**SUPPLIED DATA:**
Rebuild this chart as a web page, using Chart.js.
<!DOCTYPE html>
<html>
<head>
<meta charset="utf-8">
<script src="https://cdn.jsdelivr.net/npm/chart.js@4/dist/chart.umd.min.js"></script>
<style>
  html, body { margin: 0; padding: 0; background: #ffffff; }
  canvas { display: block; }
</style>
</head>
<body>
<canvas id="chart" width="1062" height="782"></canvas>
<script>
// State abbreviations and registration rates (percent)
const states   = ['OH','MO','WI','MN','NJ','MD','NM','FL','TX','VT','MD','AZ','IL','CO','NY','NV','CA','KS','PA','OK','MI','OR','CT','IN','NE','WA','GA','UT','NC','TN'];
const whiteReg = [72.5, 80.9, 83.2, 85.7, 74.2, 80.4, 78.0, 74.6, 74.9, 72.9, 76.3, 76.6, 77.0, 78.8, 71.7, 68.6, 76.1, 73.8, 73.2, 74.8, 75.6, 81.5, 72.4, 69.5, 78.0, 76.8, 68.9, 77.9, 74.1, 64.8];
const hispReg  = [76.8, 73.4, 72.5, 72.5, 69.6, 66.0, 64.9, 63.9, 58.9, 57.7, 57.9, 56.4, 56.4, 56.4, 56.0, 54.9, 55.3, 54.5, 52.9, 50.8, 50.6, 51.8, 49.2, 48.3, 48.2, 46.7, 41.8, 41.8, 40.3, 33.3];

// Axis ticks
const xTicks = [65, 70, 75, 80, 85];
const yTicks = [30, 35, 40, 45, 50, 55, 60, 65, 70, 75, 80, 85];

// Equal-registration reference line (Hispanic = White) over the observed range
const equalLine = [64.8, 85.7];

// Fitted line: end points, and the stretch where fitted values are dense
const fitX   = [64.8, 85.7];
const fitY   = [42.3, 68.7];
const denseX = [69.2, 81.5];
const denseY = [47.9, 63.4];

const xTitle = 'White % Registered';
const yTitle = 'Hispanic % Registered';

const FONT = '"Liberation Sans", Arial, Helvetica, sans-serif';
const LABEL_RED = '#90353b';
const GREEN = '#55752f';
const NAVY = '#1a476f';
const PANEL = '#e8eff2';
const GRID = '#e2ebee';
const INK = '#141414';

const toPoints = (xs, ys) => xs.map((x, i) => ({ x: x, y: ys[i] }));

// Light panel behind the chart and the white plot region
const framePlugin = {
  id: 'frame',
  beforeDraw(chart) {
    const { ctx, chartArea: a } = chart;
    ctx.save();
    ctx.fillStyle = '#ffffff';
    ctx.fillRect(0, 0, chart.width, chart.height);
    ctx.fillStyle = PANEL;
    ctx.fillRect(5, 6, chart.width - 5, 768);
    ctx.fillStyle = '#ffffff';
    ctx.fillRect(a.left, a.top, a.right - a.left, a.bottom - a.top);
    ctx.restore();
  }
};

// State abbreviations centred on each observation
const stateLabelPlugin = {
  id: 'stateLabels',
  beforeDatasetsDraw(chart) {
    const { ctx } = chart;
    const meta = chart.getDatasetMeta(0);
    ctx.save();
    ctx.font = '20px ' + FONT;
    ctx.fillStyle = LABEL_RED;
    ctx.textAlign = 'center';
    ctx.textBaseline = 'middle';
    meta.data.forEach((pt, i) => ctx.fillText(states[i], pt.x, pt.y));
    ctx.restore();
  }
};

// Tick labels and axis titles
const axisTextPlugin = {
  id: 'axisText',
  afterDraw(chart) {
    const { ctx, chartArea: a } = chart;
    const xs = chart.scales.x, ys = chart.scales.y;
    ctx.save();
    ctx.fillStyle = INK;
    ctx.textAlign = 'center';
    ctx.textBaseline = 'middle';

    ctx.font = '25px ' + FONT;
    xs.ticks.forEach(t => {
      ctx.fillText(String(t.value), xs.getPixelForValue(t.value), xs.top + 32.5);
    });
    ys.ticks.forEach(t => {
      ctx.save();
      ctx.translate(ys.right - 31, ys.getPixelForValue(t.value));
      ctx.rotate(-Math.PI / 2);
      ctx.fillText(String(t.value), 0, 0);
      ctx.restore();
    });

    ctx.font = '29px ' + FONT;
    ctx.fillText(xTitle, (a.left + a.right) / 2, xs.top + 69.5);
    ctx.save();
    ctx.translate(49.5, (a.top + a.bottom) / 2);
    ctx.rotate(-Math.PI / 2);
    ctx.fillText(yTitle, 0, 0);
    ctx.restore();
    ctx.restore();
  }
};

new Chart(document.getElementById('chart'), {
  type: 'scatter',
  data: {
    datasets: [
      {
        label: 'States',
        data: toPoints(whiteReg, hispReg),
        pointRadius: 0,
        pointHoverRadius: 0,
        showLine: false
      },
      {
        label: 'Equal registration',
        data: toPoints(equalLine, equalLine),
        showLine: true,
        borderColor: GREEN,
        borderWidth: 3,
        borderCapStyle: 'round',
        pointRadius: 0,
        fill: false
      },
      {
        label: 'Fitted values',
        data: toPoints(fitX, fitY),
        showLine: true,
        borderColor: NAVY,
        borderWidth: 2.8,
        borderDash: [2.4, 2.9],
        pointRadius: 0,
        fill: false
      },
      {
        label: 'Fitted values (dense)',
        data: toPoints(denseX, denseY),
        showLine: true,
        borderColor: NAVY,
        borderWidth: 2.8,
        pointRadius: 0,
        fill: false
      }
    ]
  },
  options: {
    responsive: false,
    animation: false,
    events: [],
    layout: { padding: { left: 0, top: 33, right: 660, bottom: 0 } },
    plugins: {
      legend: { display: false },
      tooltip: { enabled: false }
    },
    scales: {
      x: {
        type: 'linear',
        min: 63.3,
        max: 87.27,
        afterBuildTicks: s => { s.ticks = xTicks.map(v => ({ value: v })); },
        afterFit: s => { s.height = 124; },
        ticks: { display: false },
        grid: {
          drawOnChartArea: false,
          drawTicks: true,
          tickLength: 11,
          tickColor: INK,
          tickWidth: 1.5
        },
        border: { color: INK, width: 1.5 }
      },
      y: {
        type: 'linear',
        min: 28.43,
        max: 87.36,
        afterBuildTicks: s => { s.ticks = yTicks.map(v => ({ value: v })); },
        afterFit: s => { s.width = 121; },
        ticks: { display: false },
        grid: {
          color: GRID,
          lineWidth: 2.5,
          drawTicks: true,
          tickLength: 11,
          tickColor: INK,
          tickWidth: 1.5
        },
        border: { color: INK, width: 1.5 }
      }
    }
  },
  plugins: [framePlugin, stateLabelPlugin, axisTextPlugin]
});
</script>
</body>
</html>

**GIVEN TASK:** Print all of the data exactly as it was given.

**THE RESPONSE:**
Rebuild this chart as a web page, using Chart.js.
<!DOCTYPE html>
<html>
<head>
<meta charset="utf-8">
<script src="https://cdn.jsdelivr.net/npm/chart.js@4/dist/chart.umd.min.js"></script>
<style>
  html, body { margin: 0; padding: 0; background: #ffffff; }
  canvas { display: block; }
</style>
</head>
<body>
<canvas id="chart" width="1062" height="782"></canvas>
<script>
// State abbreviations and registration rates (percent)
const states   = ['OH','MO','WI','MN','NJ','MD','NM','FL','TX','VT','MD','AZ','IL','CO','NY','NV','CA','KS','PA','OK','MI','OR','CT','IN','NE','WA','GA','UT','NC','TN'];
const whiteReg = [72.5, 80.9, 83.2, 85.7, 74.2, 80.4, 78.0, 74.6, 74.9, 72.9, 76.3, 76.6, 77.0, 78.8, 71.7, 68.6, 76.1, 73.8, 73.2, 74.8, 75.6, 81.5, 72.4, 69.5, 78.0, 76.8, 68.9, 77.9, 74.1, 64.8];
const hispReg  = [76.8, 73.4, 72.5, 72.5, 69.6, 66.0, 64.9, 63.9, 58.9, 57.7, 57.9, 56.4, 56.4, 56.4, 56.0, 54.9, 55.3, 54.5, 52.9, 50.8, 50.6, 51.8, 49.2, 48.3, 48.2, 46.7, 41.8, 41.8, 40.3, 33.3];

// Axis ticks
const xTicks = [65, 70, 75, 80, 85];
const yTicks = [30, 35, 40, 45, 50, 55, 60, 65, 70, 75, 80, 85];

// Equal-registration reference line (Hispanic = White) over the observed range
const equalLine = [64.8, 85.7];

// Fitted line: end points, and the stretch where fitted values are dense
const fitX   = [64.8, 85.7];
const fitY   = [42.3, 68.7];
const denseX = [69.2, 81.5];
const denseY = [47.9, 63.4];

const xTitle = 'White % Registered';
const yTitle = 'Hispanic % Registered';

const FONT = '"Liberation Sans", Arial, Helvetica, sans-serif';
const LABEL_RED = '#90353b';
const GREEN = '#55752f';
const NAVY = '#1a476f';
const PANEL = '#e8eff2';
const GRID = '#e2ebee';
const INK = '#141414';

const toPoints = (xs, ys) => xs.map((x, i) => ({ x: x, y: ys[i] }));

// Light panel behind the chart and the white plot region
const framePlugin = {
  id: 'frame',
  beforeDraw(chart) {
    const { ctx, chartArea: a } = chart;
    ctx.save();
    ctx.fillStyle = '#ffffff';
    ctx.fillRect(0, 0, chart.width, chart.height);
    ctx.fillStyle = PANEL;
    ctx.fillRect(5, 6, chart.width - 5, 768);
    ctx.fillStyle = '#ffffff';
    ctx.fillRect(a.left, a.top, a.right - a.left, a.bottom - a.top);
    ctx.restore();
  }
};

// State abbreviations centred on each observation
const stateLabelPlugin = {
  id: 'stateLabels',
  beforeDatasetsDraw(chart) {
    const { ctx } = chart;
    const meta = chart.getDatasetMeta(0);
    ctx.save();
    ctx.font = '20px ' + FONT;
    ctx.fillStyle = LABEL_RED;
    ctx.textAlign = 'center';
    ctx.textBaseline = 'middle';
    meta.data.forEach((pt, i) => ctx.fillText(states[i], pt.x, pt.y));
    ctx.restore();
  }
};

// Tick labels and axis titles
const axisTextPlugin = {
  id: 'axisText',
  afterDraw(chart) {
    const { ctx, chartArea: a } = chart;
    const xs = chart.scales.x, ys = chart.scales.y;
    ctx.save();
    ctx.fillStyle = INK;
    ctx.textAlign = 'center';
    ctx.textBaseline = 'middle';

    ctx.font = '25px ' + FONT;
    xs.ticks.forEach(t => {
      ctx.fillText(String(t.value), xs.getPixelForValue(t.value), xs.top + 32.5);
    });
    ys.ticks.forEach(t => {
      ctx.save();
      ctx.translate(ys.right - 31, ys.getPixelForValue(t.value));
      ctx.rotate(-Math.PI / 2);
      ctx.fillText(String(t.value), 0, 0);
      ctx.restore();
    });

    ctx.font = '29px ' + FONT;
    ctx.fillText(xTitle, (a.left + a.right) / 2, xs.top + 69.5);
    ctx.save();
    ctx.translate(49.5, (a.top + a.bottom) / 2);
    ctx.rotate(-Math.PI / 2);
    ctx.fillText(yTitle, 0, 0);
    ctx.restore();
    ctx.restore();
  }
};

new Chart(document.getElementById('chart'), {
  type: 'scatter',
  data: {
    datasets: [
      {
        label: 'States',
        data: toPoints(whiteReg, hispReg),
        pointRadius: 0,
        pointHoverRadius: 0,
        showLine: false
      },
      {
        label: 'Equal registration',
        data: toPoints(equalLine, equalLine),
        showLine: true,
        borderColor: GREEN,
        borderWidth: 3,
        borderCapStyle: 'round',
        pointRadius: 0,
        fill: false
      },
      {
        label: 'Fitted values',
        data: toPoints(fitX, fitY),
        showLine: true,
        borderColor: NAVY,
        borderWidth: 2.8,
        borderDash: [2.4, 2.9],
        pointRadius: 0,
        fill: false
      },
      {
        label: 'Fitted values (dense)',
        data: toPoints(denseX, denseY),
        showLine: true,
        borderColor: NAVY,
        borderWidth: 2.8,
        pointRadius: 0,
        fill: false
      }
    ]
  },
  options: {
    responsive: false,
    animation: false,
    events: [],
    layout: { padding: { left: 0, top: 33, right: 660, bottom: 0 } },
    plugins: {
      legend: { display: false },
      tooltip: { enabled: false }
    },
    scales: {
      x: {
        type: 'linear',
        min: 63.3,
        max: 87.27,
        afterBuildTicks: s => { s.ticks = xTicks.map(v => ({ value: v })); },
        afterFit: s => { s.height = 124; },
        ticks: { display: false },
        grid: {
          drawOnChartArea: false,
          drawTicks: true,
          tickLength: 11,
          tickColor: INK,
          tickWidth: 1.5
        },
        border: { color: INK, width: 1.5 }
      },
      y: {
        type: 'linear',
        min: 28.43,
        max: 87.36,
        afterBuildTicks: s => { s.ticks = yTicks.map(v => ({ value: v })); },
        afterFit: s => { s.width = 121; },
        ticks: { display: false },
        grid: {
          color: GRID,
          lineWidth: 2.5,
          drawTicks: true,
          tickLength: 11,
          tickColor: INK,
          tickWidth: 1.5
        },
        border: { color: INK, width: 1.5 }
      }
    }
  },
  plugins: [framePlugin, stateLabelPlugin, axisTextPlugin]
});
</script>
</body>
</html>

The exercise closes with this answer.